Why Sunday could be the end of UConn women’s basketball’s regular-season series with South Carolina
*The pause, or end, of the UConn vs. South Carolina women’s basketball regular-season series is collateral damage from expanding conferences and conference schedules. These, however, are extremely consequential games on several levels. Tough loss all the way around.
*Bloomfield’s Mark Coley II, an outfielder, has reached Double A in the Marlins’ organization. He’s hitting .236 with a homer, 20 RBI and 14 steals in 50 games for Pensacola.
*Lefty Josh Simpson, from Stafford High, debuted in the majors with the Marlins last week and has stuck around. On Thursday, he was credited with a win in his third appearance, as the Marlins beat the Giants.
*Another lefty, UHart’s Sean Newcomb, 32, who has resurfaced in MLB with Oakland, pitched three scoreless innings out of the bullpen against the Yankees Friday night. Timing matters; lots of teams look for experienced lefty relievers at the trade deadline.
*Righty Pat Gallagher, who pitched at UConn, has been in Hartford this week as the Blue Jays promoted him to Double A New Hampshire. Also in Double A, with the Twins, ex-Husky Kyler Fedko hit two homers, including a grand slam, for Wichita on Friday. He has 16 homers.
*Whenever I hear Royals rookie Jac Caglianone mentioned on TV or radio, I’m tempted to file an MSR, missing syllables report. (Some Italians in my life insist it should be “Cal-i-a-known” or “Cag-li-a-known,” not “Cag-lee-own.”) But but it’s Jac’s name, and to each his Caglianone.
*Shabazz Napier and Niels Giffey, teammates on UConn’s 2011 and 2014 national champs, teamed up for another title, helping FCB Bayern Munich clinch the title in Germany. Napier, finals MVP, scored 15, Giffey seven in the deciding 81-77 win over Ulm.
*Ashlynn Shade is a big golf fan and reveled in the chance to go to the Travelers Championship. “I’m a big Scottie Scheffer fan,” she said. “He’s just amazing.”

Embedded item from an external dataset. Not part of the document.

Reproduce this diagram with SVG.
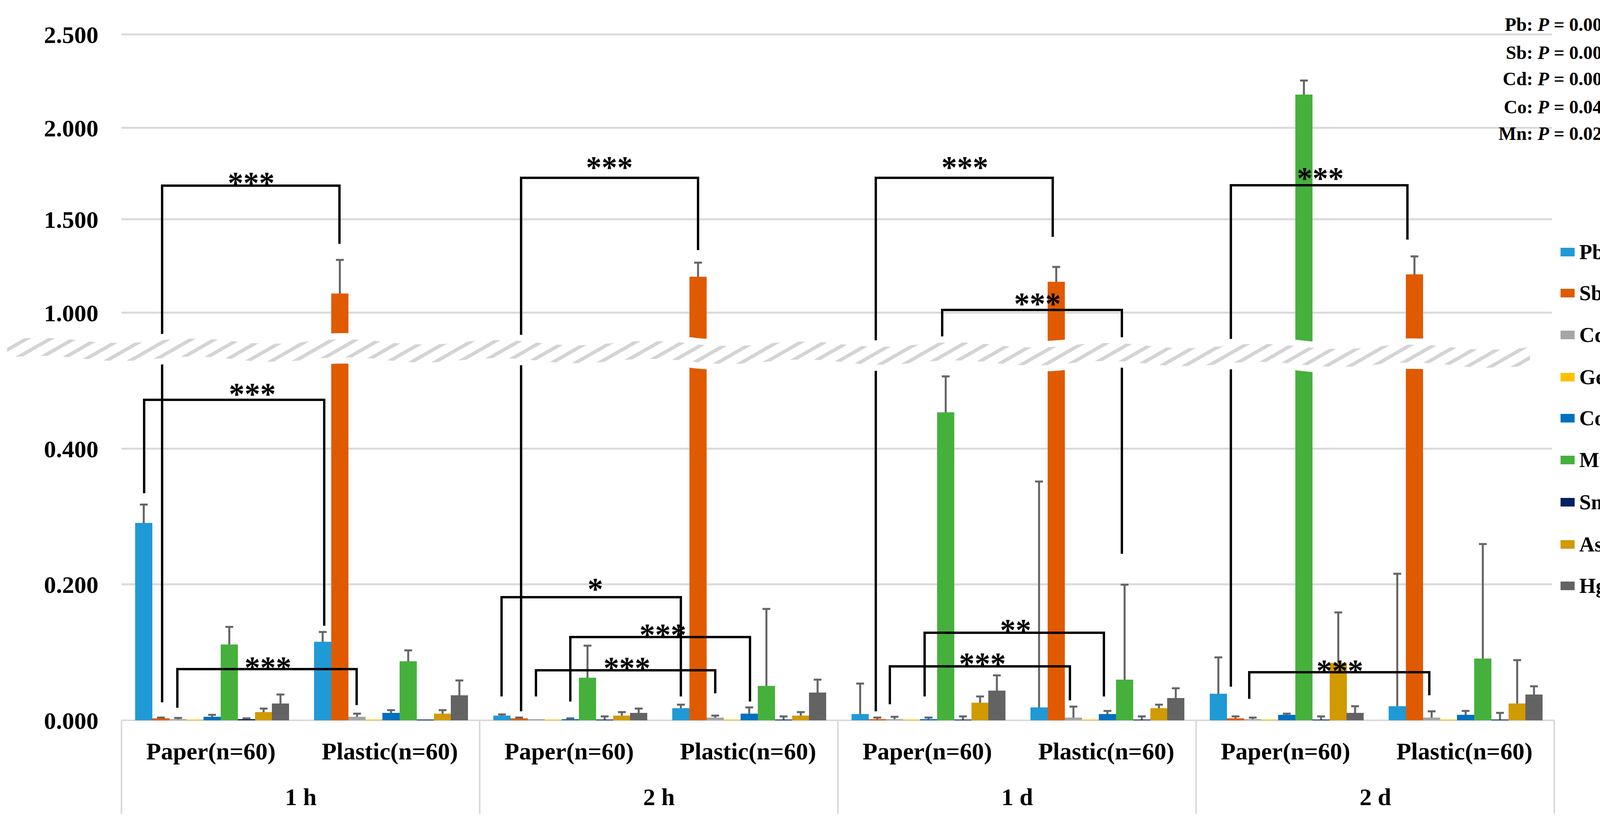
<svg xmlns="http://www.w3.org/2000/svg" width="4222" height="2116" viewBox="0 0 4222 2116">
<style>
text{font-family:"Liberation Serif","Times New Roman",serif;font-weight:bold;fill:#000}
.yl{font-size:62px;text-anchor:end}
.xl{font-size:62px;text-anchor:middle}
.st{font-size:80px;text-anchor:middle}
.pv{font-size:48px;text-anchor:end}
.lg{font-size:54px}
.grid{stroke:#d9d9d9;stroke-width:5}
.br{fill:none;stroke:#000;stroke-width:6}
.err{fill:none;stroke:#636363;stroke-width:5}
.pb{fill:#1f9ad6}.sb{fill:#e05a00}.cd{fill:#a5a5a5}.ge{fill:#ffc000}.co{fill:#0070c0}.mn{fill:#46b03c}.sn{fill:#002060}.as{fill:#d09a00}.hg{fill:#636363}
</style>
<defs>
<pattern id="hatch" width="30" height="30" patternUnits="userSpaceOnUse" patternTransform="rotate(60)"><rect width="30" height="30" fill="#fff"/><rect width="9" height="30" fill="#d4d4d4"/></pattern>
</defs>
<rect width="4222" height="2116" fill="#fff"/>
<g id="axes">
<path class="grid" d="M311,88H3973M311,327H3973M311,561H3973M311,800H3973M311,1148H3973M311,1495H3973"/>
<path stroke="#d9d9d9" stroke-width="4" d="M311,1843H3979M311,1843V2082M1228,1843V2082M2145,1843V2082M3062,1843V2082M3979,1843V2082"/>
<text class="yl" x="252" y="110">2.500</text>
<text class="yl" x="252" y="349">2.000</text>
<text class="yl" x="252" y="583">1.500</text>
<text class="yl" x="252" y="822">1.000</text>
<text class="yl" x="252" y="1170">0.400</text>
<text class="yl" x="252" y="1517">0.200</text>
<text class="yl" x="252" y="1865">0.000</text>
<text class="xl" x="540" y="1943">Paper(n=60)</text>
<text class="xl" x="998" y="1943">Plastic(n=60)</text>
<text class="xl" x="1457" y="1943">Paper(n=60)</text>
<text class="xl" x="1915" y="1943">Plastic(n=60)</text>
<text class="xl" x="2374" y="1943">Paper(n=60)</text>
<text class="xl" x="2832" y="1943">Plastic(n=60)</text>
<text class="xl" x="3291" y="1943">Paper(n=60)</text>
<text class="xl" x="3749" y="1943">Plastic(n=60)</text>
<text class="xl" x="770" y="2060">1 h</text>
<text class="xl" x="1687" y="2060">2 h</text>
<text class="xl" x="2604" y="2060">1 d</text>
<text class="xl" x="3521" y="2060">2 d</text>
</g>
<g id="bars">
<rect class="pb" x="346" y="1338" width="44" height="505"/><rect class="sb" x="390" y="1838" width="44" height="5"/><rect class="cd" x="434" y="1840" width="44" height="3"/><rect class="ge" x="477" y="1841" width="44" height="2"/><rect class="co" x="521" y="1834" width="44" height="9"/><rect class="mn" x="565" y="1649" width="44" height="194"/><rect class="sn" x="609" y="1840" width="44" height="3"/><rect class="as" x="653" y="1822" width="44" height="21"/><rect class="hg" x="696" y="1800" width="44" height="43"/>
<rect class="pb" x="804" y="1642" width="44" height="201"/><rect class="sb" x="848" y="751" width="44" height="1092"/><rect class="cd" x="892" y="1834" width="44" height="9"/><rect class="ge" x="935" y="1841" width="44" height="2"/><rect class="co" x="979" y="1824" width="44" height="19"/><rect class="mn" x="1023" y="1692" width="44" height="151"/><rect class="sn" x="1067" y="1841" width="44" height="2"/><rect class="as" x="1111" y="1826" width="44" height="17"/><rect class="hg" x="1154" y="1779" width="44" height="64"/>
<rect class="pb" x="1263" y="1831" width="44" height="12"/><rect class="sb" x="1307" y="1838" width="44" height="5"/><rect class="cd" x="1351" y="1840" width="44" height="3"/><rect class="ge" x="1394" y="1841" width="44" height="2"/><rect class="co" x="1438" y="1840" width="44" height="3"/><rect class="mn" x="1482" y="1734" width="44" height="109"/><rect class="sn" x="1526" y="1841" width="44" height="2"/><rect class="as" x="1570" y="1831" width="44" height="12"/><rect class="hg" x="1613" y="1824" width="44" height="19"/>
<rect class="pb" x="1721" y="1812" width="44" height="31"/><rect class="sb" x="1765" y="708" width="44" height="1135"/><rect class="cd" x="1809" y="1836" width="44" height="7"/><rect class="ge" x="1852" y="1841" width="44" height="2"/><rect class="co" x="1896" y="1826" width="44" height="17"/><rect class="mn" x="1940" y="1755" width="44" height="88"/><rect class="sn" x="1984" y="1841" width="44" height="2"/><rect class="as" x="2028" y="1831" width="44" height="12"/><rect class="hg" x="2071" y="1772" width="44" height="71"/>
<rect class="pb" x="2180" y="1827" width="44" height="16"/><rect class="sb" x="2224" y="1840" width="44" height="3"/><rect class="cd" x="2268" y="1840" width="44" height="3"/><rect class="ge" x="2311" y="1841" width="44" height="2"/><rect class="co" x="2355" y="1840" width="44" height="3"/><rect class="mn" x="2399" y="1055" width="44" height="788"/><rect class="sn" x="2443" y="1841" width="44" height="2"/><rect class="as" x="2487" y="1798" width="44" height="45"/><rect class="hg" x="2530" y="1767" width="44" height="76"/>
<rect class="pb" x="2638" y="1810" width="44" height="33"/><rect class="sb" x="2682" y="721" width="44" height="1122"/><rect class="cd" x="2726" y="1836" width="44" height="7"/><rect class="ge" x="2769" y="1841" width="44" height="2"/><rect class="co" x="2813" y="1827" width="44" height="16"/><rect class="mn" x="2857" y="1739" width="44" height="104"/><rect class="sn" x="2901" y="1841" width="44" height="2"/><rect class="as" x="2945" y="1812" width="44" height="31"/><rect class="hg" x="2988" y="1786" width="44" height="57"/>
<rect class="pb" x="3097" y="1775" width="44" height="68"/><rect class="sb" x="3141" y="1838" width="44" height="5"/><rect class="cd" x="3185" y="1840" width="44" height="3"/><rect class="ge" x="3228" y="1841" width="44" height="2"/><rect class="co" x="3272" y="1829" width="44" height="14"/><rect class="mn" x="3316" y="242" width="44" height="1601"/><rect class="sn" x="3360" y="1841" width="44" height="2"/><rect class="as" x="3404" y="1696" width="44" height="147"/><rect class="hg" x="3447" y="1824" width="44" height="19"/>
<rect class="pb" x="3555" y="1807" width="44" height="36"/><rect class="sb" x="3599" y="702" width="44" height="1141"/><rect class="cd" x="3643" y="1836" width="44" height="7"/><rect class="ge" x="3686" y="1841" width="44" height="2"/><rect class="co" x="3730" y="1829" width="44" height="14"/><rect class="mn" x="3774" y="1685" width="44" height="158"/><rect class="sn" x="3818" y="1841" width="44" height="2"/><rect class="as" x="3862" y="1800" width="44" height="43"/><rect class="hg" x="3905" y="1777" width="44" height="66"/>
</g>
<g id="errorbars" class="err">
<path d="M368,1338V1291m-10,0h20M412,1838V1836m-10,0h20M456,1840V1837m-10,0h20M543,1834V1829m-10,0h20M587,1649V1604m-10,0h20M631,1840V1838m-10,0h20M675,1822V1813m-10,0h20M718,1800V1777m-10,0h20"/>
<path d="M826,1642V1617m-10,0h20M870,751V665m-10,0h20M914,1834V1826m-10,0h20M1001,1824V1817m-10,0h20M1045,1692V1664m-10,0h20M1133,1826V1817m-10,0h20M1176,1779V1741m-10,0h20"/>
<path d="M1285,1831V1828m-10,0h20M1329,1838V1836m-10,0h20M1460,1840V1838m-10,0h20M1504,1734V1652m-10,0h20M1548,1841V1833m-10,0h20M1592,1831V1822m-10,0h20M1635,1824V1813m-10,0h20"/>
<path d="M1743,1812V1803m-10,0h20M1787,708V672m-10,0h20M1831,1836V1831m-10,0h20M1918,1826V1810m-10,0h20M1962,1755V1558m-10,0h20M2006,1841V1833m-10,0h20M2050,1831V1822m-10,0h20M2093,1772V1739m-10,0h20"/>
<path d="M2202,1827V1749m-10,0h20M2246,1840V1836m-10,0h20M2290,1840V1834m-10,0h20M2377,1840V1836m-10,0h20M2421,1055V963m-10,0h20M2465,1841V1833m-10,0h20M2509,1798V1782m-10,0h20M2552,1767V1728m-10,0h20"/>
<path d="M2660,1810V1232m-10,0h20M2704,721V683m-10,0h20M2748,1836V1808m-10,0h20M2835,1827V1819m-10,0h20M2879,1739V1496m-10,0h20M2923,1841V1833m-10,0h20M2967,1812V1803m-10,0h20M3010,1786V1761m-10,0h20"/>
<path d="M3119,1775V1682m-10,0h20M3163,1838V1833m-10,0h20M3207,1840V1836m-10,0h20M3294,1829V1826m-10,0h20M3338,242V206m-10,0h20M3382,1841V1833m-10,0h20M3426,1696V1567m-10,0h20M3469,1824V1807m-10,0h20"/>
<path d="M3577,1807V1468m-10,0h20M3621,702V656m-10,0h20M3665,1836V1820m-10,0h20M3752,1829V1819m-10,0h20M3796,1685V1392m-10,0h20M3840,1841V1824m-10,0h20M3884,1800V1689m-10,0h20M3927,1777V1756m-10,0h20"/>
</g>
<g id="connectors">
<path class="br" d="M415,1797V475H869V624"/>
<path class="br" d="M369,1262V1023H830V1601"/>
<path class="br" d="M454,1811V1712H913V1804"/>
<path class="br" d="M1334,1820V455H1787V640"/>
<path class="br" d="M1284,1782V1528H1743V1782"/>
<path class="br" d="M1460,1795V1630H1920V1795"/>
<path class="br" d="M1372,1782V1715H1831V1774"/>
<path class="br" d="M2242,1820V455H2695V606"/>
<path class="br" d="M2412,935V793H2872V1417"/>
<path class="br" d="M2367,1782V1619H2826V1782"/>
<path class="br" d="M2278,1802V1705H2739V1792"/>
<path class="br" d="M3151,1757V474H3603V613"/>
<path class="br" d="M3198,1788V1720H3659V1779"/>
</g>
<g id="break" transform="skewY(0.28)">
<path fill="url(#hatch)" stroke="#fff" stroke-width="16" d="M10,862 Q107,850 205,862 T400,862 T595,862 T790,862 T985,862 T1180,862 T1375,862 T1570,862 T1765,862 T1960,862 T2155,862 T2350,862 T2545,862 T2740,862 T2935,862 T3130,862 T3325,862 T3520,862 T3715,862 T3910,862 L3925,862 L3925,924 L3910,924 Q3812,936 3715,924 T3520,924 T3325,924 T3130,924 T2935,924 T2740,924 T2545,924 T2350,924 T2155,924 T1960,924 T1765,924 T1570,924 T1375,924 T1180,924 T985,924 T790,924 T595,924 T400,924 T205,924 T10,924 Z"/>
</g>
<g id="sig">
<text class="st" x="643" y="495">***</text>
<text class="st" x="646" y="1035">***</text>
<text class="st" x="686" y="1735">***</text>
<text class="st" x="1560" y="455">***</text>
<text class="st" x="1524" y="1534">*</text>
<text class="st" x="1697" y="1651">***</text>
<text class="st" x="1605" y="1736">***</text>
<text class="st" x="2470" y="455">***</text>
<text class="st" x="2656" y="804">***</text>
<text class="st" x="2600" y="1639">**</text>
<text class="st" x="2515" y="1725">***</text>
<text class="st" x="3380" y="483">***</text>
<text class="st" x="3430" y="1743">***</text>
</g>
<g id="pvalues">
<text class="pv" x="4125" y="79">Pb: <tspan font-style="italic">P</tspan> = 0.000</text>
<text class="pv" x="4125" y="151">Sb: <tspan font-style="italic">P</tspan> = 0.000</text>
<text class="pv" x="4125" y="218">Cd: <tspan font-style="italic">P</tspan> = 0.000</text>
<text class="pv" x="4125" y="290">Co: <tspan font-style="italic">P</tspan> = 0.044</text>
<text class="pv" x="4125" y="358">Mn: <tspan font-style="italic">P</tspan> = 0.028</text>
</g>
<g id="legend">
<rect class="pb" x="3995" y="634" width="36" height="22"/><text class="lg" x="4043" y="663">Pb</text>
<rect class="sb" x="3995" y="739" width="36" height="22"/><text class="lg" x="4043" y="768">Sb</text>
<rect class="cd" x="3995" y="846" width="36" height="22"/><text class="lg" x="4043" y="875">Cd</text>
<rect class="ge" x="3995" y="954" width="36" height="22"/><text class="lg" x="4043" y="983">Ge</text>
<rect class="co" x="3995" y="1059" width="36" height="22"/><text class="lg" x="4043" y="1088">Co</text>
<rect class="mn" x="3995" y="1166" width="36" height="22"/><text class="lg" x="4043" y="1195">Mn</text>
<rect class="sn" x="3995" y="1274" width="36" height="22"/><text class="lg" x="4043" y="1303">Sn</text>
<rect class="as" x="3995" y="1382" width="36" height="22"/><text class="lg" x="4043" y="1411">As</text>
<rect class="hg" x="3995" y="1488" width="36" height="22"/><text class="lg" x="4043" y="1517">Hg</text>
</g>
</svg>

*When home in Dallas, Ashley Elsey, whose son, UConn’s Liam McNeeley, drafted by the Hornets this week, closely follows the Wings and Paige Bueckers. “We’re just so proud of Paige,” she said. On Friday, Bueckers was the first player in WNBA history to get more than 25 points, five assists without a turnover.
*Referee Josh Tiven 47, a Waterford native and Ledyard High grad, was on the whistle for Game 7 of the NBA Finals. If you didn’t know that, he must’ve done a heck of a job.
*How old am I? Here I’ve been getting “dapped up” and “ghosted” for years, and just this week figured out what those terms mean.
*The TV camera shot from behind the 18th tee at the Travelers, with people crowded on the ground, on the hill, on the balconies and in the grandstands, looked like players walking into a sold out Madison Square Garden.
Dom Amore: In dramatic Travelers finish, Keegan Bradley, Captain America, was Captain Clutch
Last word
Class, decorum and sportsmanship are dying arts these days, becoming rare enough that we should take a paragraph to laud a couple of competitors at the Travelers. Russell Henley saw his ball move ever so slightly on a back swing in the second round and reported it, assessing himself a penalty stroke that could have made an enormous monetary difference if he stayed in contention on the final day. Then after Tommy Fleetwood’s painful-to-watch fade on Sunday, he handled the post-round interviews with the utmost class and dignity. You kind of hope that first PGA win comes sooner than later.